**Set task**: Copy each line in which the string "Write" occurs.

[start]

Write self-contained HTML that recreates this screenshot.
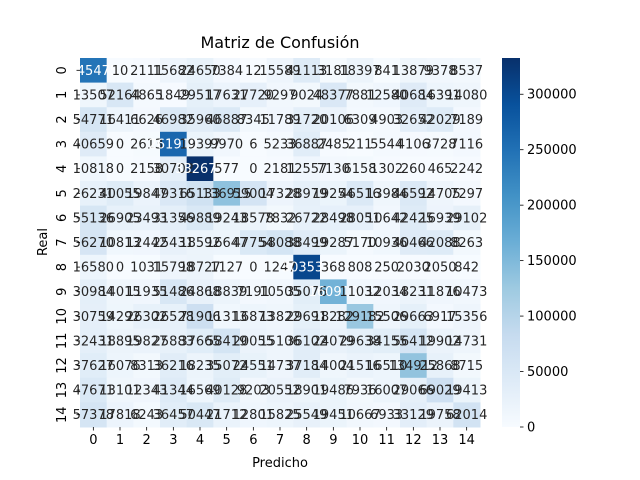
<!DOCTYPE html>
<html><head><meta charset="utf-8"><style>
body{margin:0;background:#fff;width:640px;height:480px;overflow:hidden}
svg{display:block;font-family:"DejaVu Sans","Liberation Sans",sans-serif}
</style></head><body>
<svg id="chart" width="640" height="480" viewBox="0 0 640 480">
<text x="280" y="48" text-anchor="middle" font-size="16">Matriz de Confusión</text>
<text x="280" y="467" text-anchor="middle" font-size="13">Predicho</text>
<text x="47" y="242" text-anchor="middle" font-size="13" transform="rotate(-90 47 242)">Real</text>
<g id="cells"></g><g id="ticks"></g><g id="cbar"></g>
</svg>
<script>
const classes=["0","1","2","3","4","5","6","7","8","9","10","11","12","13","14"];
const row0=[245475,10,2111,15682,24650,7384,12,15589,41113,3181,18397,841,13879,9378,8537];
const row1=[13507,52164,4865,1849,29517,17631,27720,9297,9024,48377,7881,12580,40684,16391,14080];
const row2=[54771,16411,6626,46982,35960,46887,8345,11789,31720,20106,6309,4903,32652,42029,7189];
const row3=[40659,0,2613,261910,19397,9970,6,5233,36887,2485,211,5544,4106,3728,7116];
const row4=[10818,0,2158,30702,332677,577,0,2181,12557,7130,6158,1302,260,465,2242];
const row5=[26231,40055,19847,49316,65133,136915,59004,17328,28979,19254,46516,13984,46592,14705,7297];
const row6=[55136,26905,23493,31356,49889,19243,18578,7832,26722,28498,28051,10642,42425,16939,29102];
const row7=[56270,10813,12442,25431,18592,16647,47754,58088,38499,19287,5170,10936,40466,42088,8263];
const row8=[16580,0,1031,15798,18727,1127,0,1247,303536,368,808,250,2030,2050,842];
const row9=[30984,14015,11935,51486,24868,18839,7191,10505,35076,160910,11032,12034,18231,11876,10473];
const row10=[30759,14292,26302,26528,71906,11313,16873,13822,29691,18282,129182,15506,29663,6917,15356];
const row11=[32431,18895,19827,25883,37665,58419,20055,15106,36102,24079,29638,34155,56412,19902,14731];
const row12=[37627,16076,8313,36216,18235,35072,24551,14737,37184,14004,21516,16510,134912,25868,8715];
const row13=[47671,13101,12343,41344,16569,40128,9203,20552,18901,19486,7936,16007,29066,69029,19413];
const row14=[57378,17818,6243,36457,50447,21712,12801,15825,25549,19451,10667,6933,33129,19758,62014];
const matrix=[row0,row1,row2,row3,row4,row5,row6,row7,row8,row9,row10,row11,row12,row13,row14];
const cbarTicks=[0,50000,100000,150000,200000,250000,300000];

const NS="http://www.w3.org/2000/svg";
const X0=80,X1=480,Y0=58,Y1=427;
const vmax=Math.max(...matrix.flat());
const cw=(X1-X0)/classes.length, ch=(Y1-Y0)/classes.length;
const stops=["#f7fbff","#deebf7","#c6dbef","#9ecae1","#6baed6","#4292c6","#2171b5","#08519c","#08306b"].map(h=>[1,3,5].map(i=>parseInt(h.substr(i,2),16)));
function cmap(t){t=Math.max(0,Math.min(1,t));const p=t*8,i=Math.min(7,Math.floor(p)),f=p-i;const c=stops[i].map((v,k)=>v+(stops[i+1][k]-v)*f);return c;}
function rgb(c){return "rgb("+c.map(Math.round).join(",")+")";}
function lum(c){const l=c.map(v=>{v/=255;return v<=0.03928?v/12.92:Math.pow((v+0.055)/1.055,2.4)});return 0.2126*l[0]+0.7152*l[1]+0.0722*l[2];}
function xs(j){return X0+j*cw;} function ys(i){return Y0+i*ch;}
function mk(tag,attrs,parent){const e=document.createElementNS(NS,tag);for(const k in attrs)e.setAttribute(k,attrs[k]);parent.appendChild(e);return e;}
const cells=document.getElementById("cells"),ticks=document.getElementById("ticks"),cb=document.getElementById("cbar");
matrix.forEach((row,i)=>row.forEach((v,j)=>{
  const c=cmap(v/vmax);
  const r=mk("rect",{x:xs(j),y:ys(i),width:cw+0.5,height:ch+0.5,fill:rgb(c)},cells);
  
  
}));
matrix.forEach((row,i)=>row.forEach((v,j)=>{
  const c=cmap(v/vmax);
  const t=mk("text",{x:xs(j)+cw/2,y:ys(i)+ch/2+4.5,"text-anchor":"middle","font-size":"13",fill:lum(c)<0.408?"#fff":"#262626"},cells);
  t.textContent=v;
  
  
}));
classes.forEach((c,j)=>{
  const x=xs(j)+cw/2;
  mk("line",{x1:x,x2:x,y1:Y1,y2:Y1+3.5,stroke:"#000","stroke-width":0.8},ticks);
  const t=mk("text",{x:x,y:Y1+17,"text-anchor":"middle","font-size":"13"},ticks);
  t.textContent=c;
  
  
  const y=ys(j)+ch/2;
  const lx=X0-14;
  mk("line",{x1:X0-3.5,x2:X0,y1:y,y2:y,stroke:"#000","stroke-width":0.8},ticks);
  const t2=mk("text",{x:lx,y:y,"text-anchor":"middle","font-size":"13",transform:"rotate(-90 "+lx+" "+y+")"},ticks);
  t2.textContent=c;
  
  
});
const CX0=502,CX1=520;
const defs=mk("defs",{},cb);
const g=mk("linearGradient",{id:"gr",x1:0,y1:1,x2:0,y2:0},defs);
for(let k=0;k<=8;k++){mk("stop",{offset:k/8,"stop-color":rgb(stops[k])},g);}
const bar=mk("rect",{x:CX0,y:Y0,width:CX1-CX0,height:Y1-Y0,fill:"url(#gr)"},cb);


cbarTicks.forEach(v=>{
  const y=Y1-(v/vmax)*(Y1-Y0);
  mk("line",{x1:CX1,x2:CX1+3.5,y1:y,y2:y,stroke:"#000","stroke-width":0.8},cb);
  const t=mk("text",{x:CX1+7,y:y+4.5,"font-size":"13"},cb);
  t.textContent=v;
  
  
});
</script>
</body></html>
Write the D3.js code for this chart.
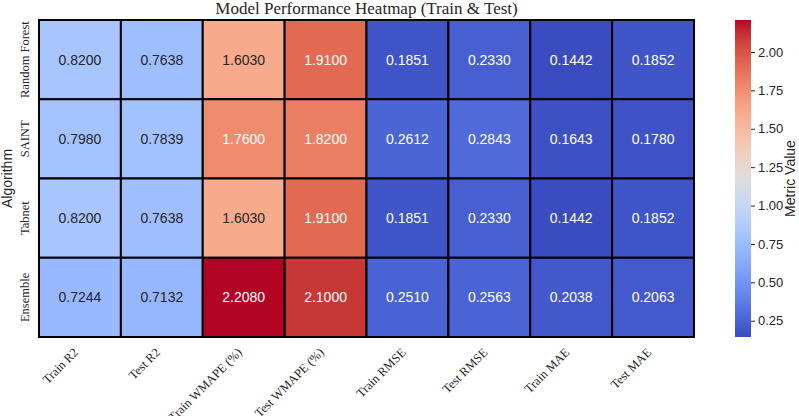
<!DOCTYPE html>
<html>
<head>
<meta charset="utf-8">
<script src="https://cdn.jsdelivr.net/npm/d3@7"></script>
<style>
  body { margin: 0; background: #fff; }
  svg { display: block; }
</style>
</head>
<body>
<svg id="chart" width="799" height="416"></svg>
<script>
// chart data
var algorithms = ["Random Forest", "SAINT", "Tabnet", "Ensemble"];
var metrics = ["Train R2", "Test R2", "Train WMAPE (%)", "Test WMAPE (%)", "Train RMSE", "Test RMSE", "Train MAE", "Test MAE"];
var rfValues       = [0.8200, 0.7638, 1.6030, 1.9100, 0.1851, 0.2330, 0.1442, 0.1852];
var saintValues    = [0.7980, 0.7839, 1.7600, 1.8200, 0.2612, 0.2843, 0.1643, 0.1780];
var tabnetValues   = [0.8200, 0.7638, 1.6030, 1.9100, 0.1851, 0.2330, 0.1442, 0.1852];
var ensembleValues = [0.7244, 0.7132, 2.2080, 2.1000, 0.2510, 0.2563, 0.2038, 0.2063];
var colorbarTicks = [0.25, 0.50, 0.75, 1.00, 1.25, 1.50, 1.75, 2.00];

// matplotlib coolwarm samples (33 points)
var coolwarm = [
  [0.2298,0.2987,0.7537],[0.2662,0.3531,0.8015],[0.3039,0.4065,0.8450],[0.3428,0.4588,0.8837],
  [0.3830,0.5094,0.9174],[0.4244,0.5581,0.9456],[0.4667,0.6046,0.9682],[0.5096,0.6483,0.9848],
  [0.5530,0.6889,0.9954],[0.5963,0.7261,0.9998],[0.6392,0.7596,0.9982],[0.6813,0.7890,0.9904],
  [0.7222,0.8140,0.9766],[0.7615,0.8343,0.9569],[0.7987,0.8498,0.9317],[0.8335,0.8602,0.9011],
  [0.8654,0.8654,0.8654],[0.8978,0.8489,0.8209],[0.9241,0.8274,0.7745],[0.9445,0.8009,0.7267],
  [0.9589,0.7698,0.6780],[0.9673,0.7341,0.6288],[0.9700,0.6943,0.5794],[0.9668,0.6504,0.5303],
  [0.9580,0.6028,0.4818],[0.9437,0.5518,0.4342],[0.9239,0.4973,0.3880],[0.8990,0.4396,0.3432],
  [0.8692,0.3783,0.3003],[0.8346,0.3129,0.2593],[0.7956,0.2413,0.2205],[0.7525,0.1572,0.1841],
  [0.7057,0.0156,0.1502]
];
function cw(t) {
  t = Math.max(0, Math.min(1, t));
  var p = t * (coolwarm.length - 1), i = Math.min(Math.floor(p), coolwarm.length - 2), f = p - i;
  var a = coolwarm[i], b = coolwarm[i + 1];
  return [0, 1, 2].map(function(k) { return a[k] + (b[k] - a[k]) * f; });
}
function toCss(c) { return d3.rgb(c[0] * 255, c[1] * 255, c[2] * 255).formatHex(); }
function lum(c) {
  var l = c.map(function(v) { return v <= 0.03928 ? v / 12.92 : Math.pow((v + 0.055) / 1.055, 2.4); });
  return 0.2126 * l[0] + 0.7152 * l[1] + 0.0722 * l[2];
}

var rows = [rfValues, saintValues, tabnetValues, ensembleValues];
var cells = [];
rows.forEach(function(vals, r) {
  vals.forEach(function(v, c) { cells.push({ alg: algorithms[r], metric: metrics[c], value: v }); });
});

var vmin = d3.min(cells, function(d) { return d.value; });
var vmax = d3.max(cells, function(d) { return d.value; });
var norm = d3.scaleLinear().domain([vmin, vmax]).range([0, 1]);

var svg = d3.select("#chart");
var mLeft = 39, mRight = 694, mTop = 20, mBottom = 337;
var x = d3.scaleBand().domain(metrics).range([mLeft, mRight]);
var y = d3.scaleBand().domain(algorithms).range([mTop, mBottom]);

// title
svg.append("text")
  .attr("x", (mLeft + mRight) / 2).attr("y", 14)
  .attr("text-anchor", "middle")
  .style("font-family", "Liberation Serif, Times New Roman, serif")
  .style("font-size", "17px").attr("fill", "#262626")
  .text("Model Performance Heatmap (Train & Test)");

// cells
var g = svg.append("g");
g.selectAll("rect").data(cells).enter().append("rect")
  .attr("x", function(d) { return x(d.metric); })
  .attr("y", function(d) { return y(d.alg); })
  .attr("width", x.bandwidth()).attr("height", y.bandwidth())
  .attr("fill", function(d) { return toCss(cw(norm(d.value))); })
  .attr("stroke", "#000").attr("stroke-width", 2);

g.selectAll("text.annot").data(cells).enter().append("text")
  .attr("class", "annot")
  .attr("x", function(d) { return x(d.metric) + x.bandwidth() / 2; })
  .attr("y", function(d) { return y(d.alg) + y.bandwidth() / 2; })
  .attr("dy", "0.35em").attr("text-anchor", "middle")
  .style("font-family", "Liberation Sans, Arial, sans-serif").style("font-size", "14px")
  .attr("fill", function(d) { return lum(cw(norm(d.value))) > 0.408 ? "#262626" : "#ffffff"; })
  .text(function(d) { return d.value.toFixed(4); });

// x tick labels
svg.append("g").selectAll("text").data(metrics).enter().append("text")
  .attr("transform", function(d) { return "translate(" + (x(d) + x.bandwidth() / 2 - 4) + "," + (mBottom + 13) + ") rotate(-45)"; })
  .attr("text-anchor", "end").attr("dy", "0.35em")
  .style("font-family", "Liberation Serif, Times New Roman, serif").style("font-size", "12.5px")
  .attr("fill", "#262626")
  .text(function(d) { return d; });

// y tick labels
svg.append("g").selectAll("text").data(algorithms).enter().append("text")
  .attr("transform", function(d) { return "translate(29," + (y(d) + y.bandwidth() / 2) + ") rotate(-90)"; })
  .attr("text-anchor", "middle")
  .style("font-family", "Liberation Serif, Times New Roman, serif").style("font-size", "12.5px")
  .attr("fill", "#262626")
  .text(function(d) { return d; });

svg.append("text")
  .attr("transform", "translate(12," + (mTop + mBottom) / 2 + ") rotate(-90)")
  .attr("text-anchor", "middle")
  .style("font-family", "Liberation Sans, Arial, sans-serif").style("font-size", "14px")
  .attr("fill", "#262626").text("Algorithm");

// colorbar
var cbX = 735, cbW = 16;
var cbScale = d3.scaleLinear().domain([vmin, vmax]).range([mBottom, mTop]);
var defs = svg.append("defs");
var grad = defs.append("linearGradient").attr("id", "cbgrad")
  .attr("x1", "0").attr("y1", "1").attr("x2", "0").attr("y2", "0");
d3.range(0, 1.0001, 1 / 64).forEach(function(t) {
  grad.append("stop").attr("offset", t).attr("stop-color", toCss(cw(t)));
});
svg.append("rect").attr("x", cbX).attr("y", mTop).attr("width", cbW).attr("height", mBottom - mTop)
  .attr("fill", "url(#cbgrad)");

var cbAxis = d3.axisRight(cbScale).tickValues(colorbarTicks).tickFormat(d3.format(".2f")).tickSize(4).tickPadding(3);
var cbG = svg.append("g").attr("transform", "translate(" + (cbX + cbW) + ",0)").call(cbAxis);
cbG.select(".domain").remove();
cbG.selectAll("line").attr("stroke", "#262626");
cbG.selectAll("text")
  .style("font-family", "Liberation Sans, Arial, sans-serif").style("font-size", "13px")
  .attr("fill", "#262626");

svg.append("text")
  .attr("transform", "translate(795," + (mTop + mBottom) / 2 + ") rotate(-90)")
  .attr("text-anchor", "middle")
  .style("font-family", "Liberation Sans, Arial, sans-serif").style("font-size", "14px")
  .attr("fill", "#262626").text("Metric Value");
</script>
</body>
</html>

[end]

**Task output**:
Write self-contained HTML that recreates this screenshot.
Write the D3.js code for this chart.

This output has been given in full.